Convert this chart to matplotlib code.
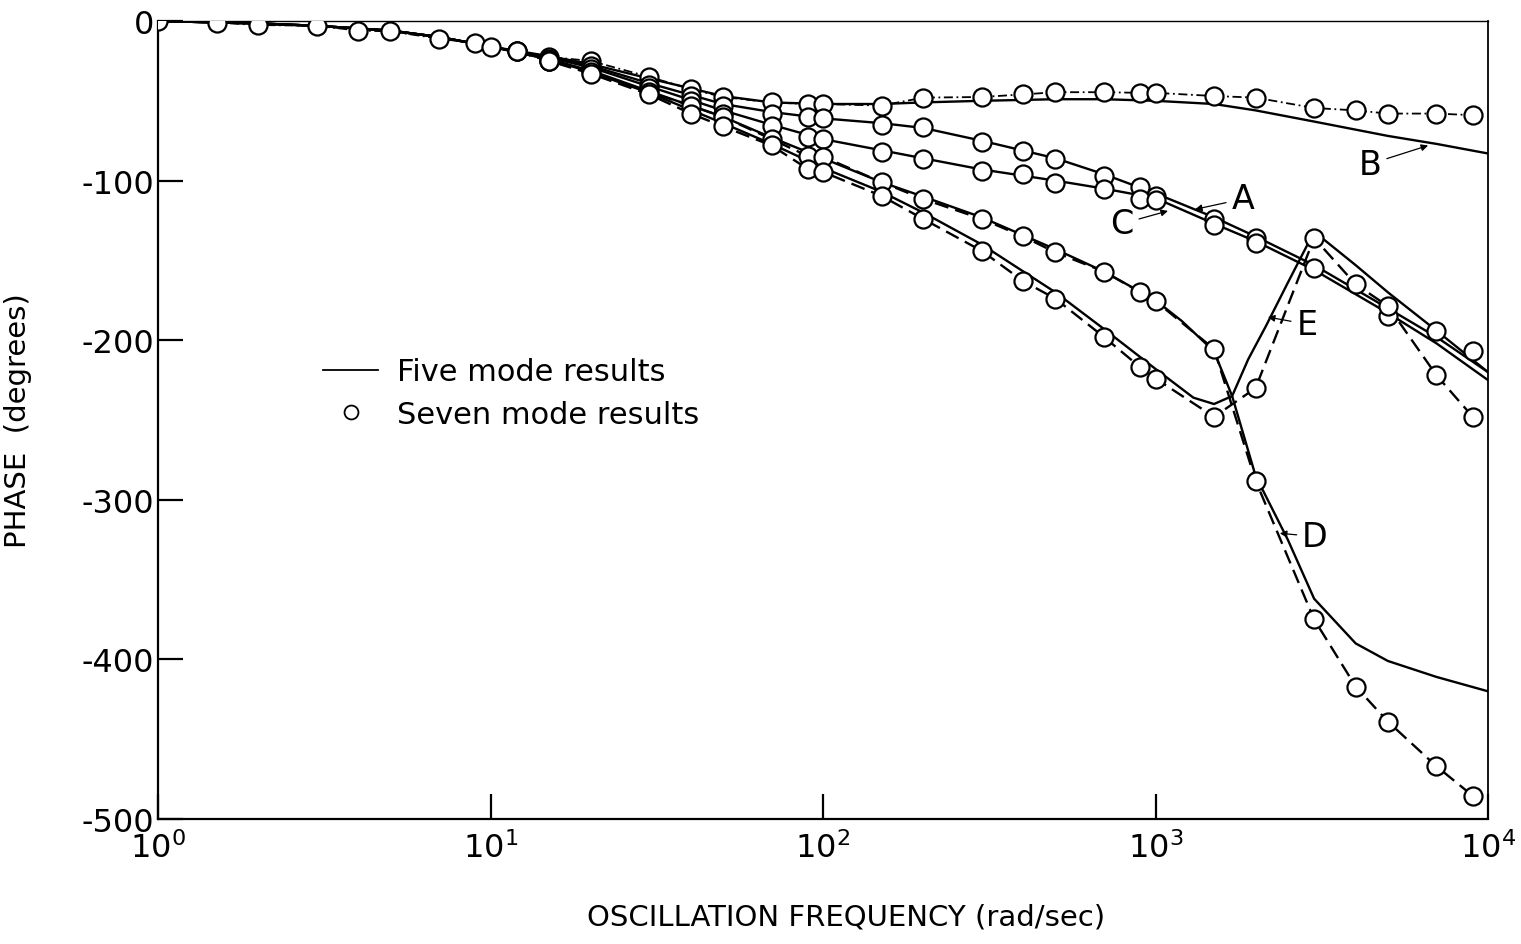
import matplotlib
matplotlib.use("Agg")
import matplotlib.pyplot as plt
from matplotlib.lines import Line2D

plt.rcParams['font.family'] = ['DejaVu Sans']
plt.rcParams['axes.unicode_minus'] = False

# five mode results (solid lines)
f5 = [1, 2, 3, 5, 7, 10, 15, 20, 30, 50, 70, 100, 150, 200, 300, 500, 700,
      1000, 1500, 2000, 3000, 5000, 7000, 10000]
B5 = [0, -1.5, -3, -6, -10, -16, -22, -27, -36, -47, -51, -52, -52, -51, -50,
      -49, -49, -50, -52, -56, -63, -72, -77, -83]
A5 = [0, -1.5, -3, -6, -10, -16, -23, -28, -39, -52, -57, -61, -64, -67, -75,
      -86, -96, -108, -123, -135, -153, -180, -198, -220]
C5 = [0, -1.5, -3, -6, -10, -16, -23, -29, -41, -56, -65, -74, -81, -86, -93,
      -100, -105, -111, -127, -138, -156, -183, -202, -225]

fD5 = [1, 2, 3, 5, 7, 10, 15, 20, 30, 50, 70, 100, 150, 200, 300, 500, 700,
       1000, 1200, 1500, 1700, 2000, 2500, 3000, 4000, 5000, 7000, 10000]
D5 = [0, -1.5, -3, -6, -10, -16, -24, -31, -44, -60, -73, -86, -101, -110,
      -123, -143, -157, -175, -188, -207, -235, -285, -325, -362, -390, -401,
      -411, -420]

fE5 = [1, 2, 3, 5, 7, 10, 15, 20, 30, 50, 70, 100, 150, 200, 300, 500, 700,
       1000, 1300, 1500, 1700, 1900, 2150, 2500, 3000, 4000, 5000, 7000, 10000]
E5 = [0, -1.5, -3, -6, -10, -16, -24, -32, -45, -64, -77, -92, -107, -120,
      -140, -170, -193, -218, -236, -240, -235, -212, -191, -164, -132, -153,
      -170, -194, -220]

# seven mode results (circles)
f7 = [1, 1.5, 2, 3, 4, 5, 7, 9, 10, 12, 15, 20, 30, 40, 50, 70, 90, 100, 150,
      200, 300, 400, 500, 700, 900, 1000, 1500, 2000, 3000, 4000, 5000, 7000,
      9000]
B7 = [0, -1, -2.5, -3, -6, -6.5, -11, -14, -16, -19, -22.5, -25, -35, -42.6,
      -47.6, -51, -52, -52, -53, -48, -47.6, -46, -44.6, -44.6, -45, -45, -47,
      -48, -54.5, -56, -58, -58, -59]

fA7 = [15, 20, 30, 40, 50, 70, 90, 100, 150, 200, 300, 400, 500, 700, 900,
       1000, 1500, 2000, 3000, 5000, 7000, 9000]
A7 = [-24, -28, -40, -47, -53, -58, -60, -61, -65, -66.5, -76, -81.5, -86.5,
      -97, -104, -109.5, -124, -136, -155, -185, -194, -207]

fC7 = [15, 20, 30, 40, 50, 70, 90, 100, 150, 200, 300, 400, 500, 700, 900,
       1000, 1500, 2000]
C7 = [-25, -30, -42, -50, -58, -66, -72.7, -74, -82, -86.5, -94, -96, -101.5,
      -105, -111.5, -112, -128, -139]

fD7 = [12, 15, 20, 30, 40, 50, 70, 90, 100, 150, 200, 300, 400, 500, 700, 900,
       1000, 1500, 2000, 3000, 4000, 5000, 7000, 9000]
D7 = [-19, -25, -32, -44.5, -53, -60, -74, -84.6, -85, -101, -111.5, -124,
      -135, -145, -157, -170, -175.5, -205.5, -288, -375, -417, -439, -467,
      -485.5]

fE7 = [12, 15, 20, 30, 40, 50, 70, 90, 100, 150, 200, 300, 400, 500, 700, 900,
       1000, 1500, 2000, 3000, 4000, 5000, 7000, 9000]
E7 = [-19, -25, -33, -46, -58, -66, -78, -92.7, -94.6, -109.6, -124, -144,
      -163, -174, -198, -217, -224, -248, -230, -136, -165, -178.6, -222, -248]

fig = plt.figure(figsize=(15.21, 9.45), dpi=100)
ax = fig.add_axes([0.1039, 0.1323, 0.8744, 0.8444])

lw = 1.7
for f, y in [(f5, B5), (f5, A5), (f5, C5), (fD5, D5), (fE5, E5)]:
    ax.plot(f, y, color='black', lw=lw, zorder=2)

# dashed connectors of the seven mode points
ax.plot(f7, B7, color='black', lw=1.3, ls=(0, (5, 2, 1, 2)), zorder=2)
ax.plot(fD7, D7, color='black', lw=lw, ls=(0, (6, 3)), zorder=2)
ax.plot(fE7, E7, color='black', lw=lw, ls=(0, (6, 3)), zorder=2)

mk = dict(ls='none', marker='o', ms=13, mfc='white', mec='black', mew=1.6,
          zorder=3)
for f, y in [(f7, B7), (fA7, A7), (fC7, C7), (fD7, D7), (fE7, E7)]:
    ax.plot(f, y, **mk)

ax.set_xscale('log')
ax.set_xlim(1, 1e4)
ax.set_ylim(-500, 0)
ax.set_yticks([0, -100, -200, -300, -400, -500])
ax.set_xticks([1, 10, 100, 1000, 10000])
ax.minorticks_off()
ax.tick_params(direction='in', length=18, width=1.6, labelsize=23)
ax.tick_params(axis='y', pad=3)
ax.tick_params(axis='x', pad=9)
for s in ax.spines.values():
    s.set_linewidth(1.6)
ax.spines['top'].set_linewidth(1.0)
ax.spines['right'].set_linewidth(1.3)

ax.set_xlabel('OSCILLATION FREQUENCY (rad/sec)', fontsize=21)
ax.xaxis.set_label_coords(0.517, -0.105)
ax.set_ylabel('PHASE  (degrees)', fontsize=21)
ax.yaxis.set_label_coords(-0.095, 0.5)

# curve labels
labels = [('A', 1833, -111.5, 1315, -118),
          ('B', 4416, -89.6, 6606, -78),
          ('C', 793, -127, 1090, -119),
          ('D', 3020, -323, 2366, -321),
          ('E', 2857, -190, 2178, -185.5)]
for name, tx, ty, px, py in labels:
    ax.annotate(name, xy=(px, py), xytext=(tx, ty), fontsize=24,
                ha='center', va='center',
                arrowprops=dict(arrowstyle='-|>', lw=0.9, color='black',
                                mutation_scale=10, shrinkA=2, shrinkB=0))

handles = [Line2D([], [], color='black', lw=1.3),
           Line2D([], [], ls='none', marker='o', ms=10, mfc='white',
                  mec='black', mew=1.3)]
ax.legend(handles, ['Five mode results', 'Seven mode results'],
          loc='upper left', bbox_to_anchor=(308 / 1521, 1 - 343 / 945),
          bbox_transform=fig.transFigure, frameon=False, fontsize=22,
          handlelength=1.8, handletextpad=0.6, labelspacing=0.45,
          borderpad=0)

fig.savefig('out.png', dpi=100)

* [INSTRUCTION]:
Everything from the top line of the data down to and including the line with "plt.rcParams['axes.unicode_minus'] = False" is to be copied, except the pictures.

* [EXERCISE RESULT]:
Convert this chart to matplotlib code.
import matplotlib
matplotlib.use("Agg")
import matplotlib.pyplot as plt
from matplotlib.lines import Line2D

plt.rcParams['font.family'] = ['DejaVu Sans']
plt.rcParams['axes.unicode_minus'] = False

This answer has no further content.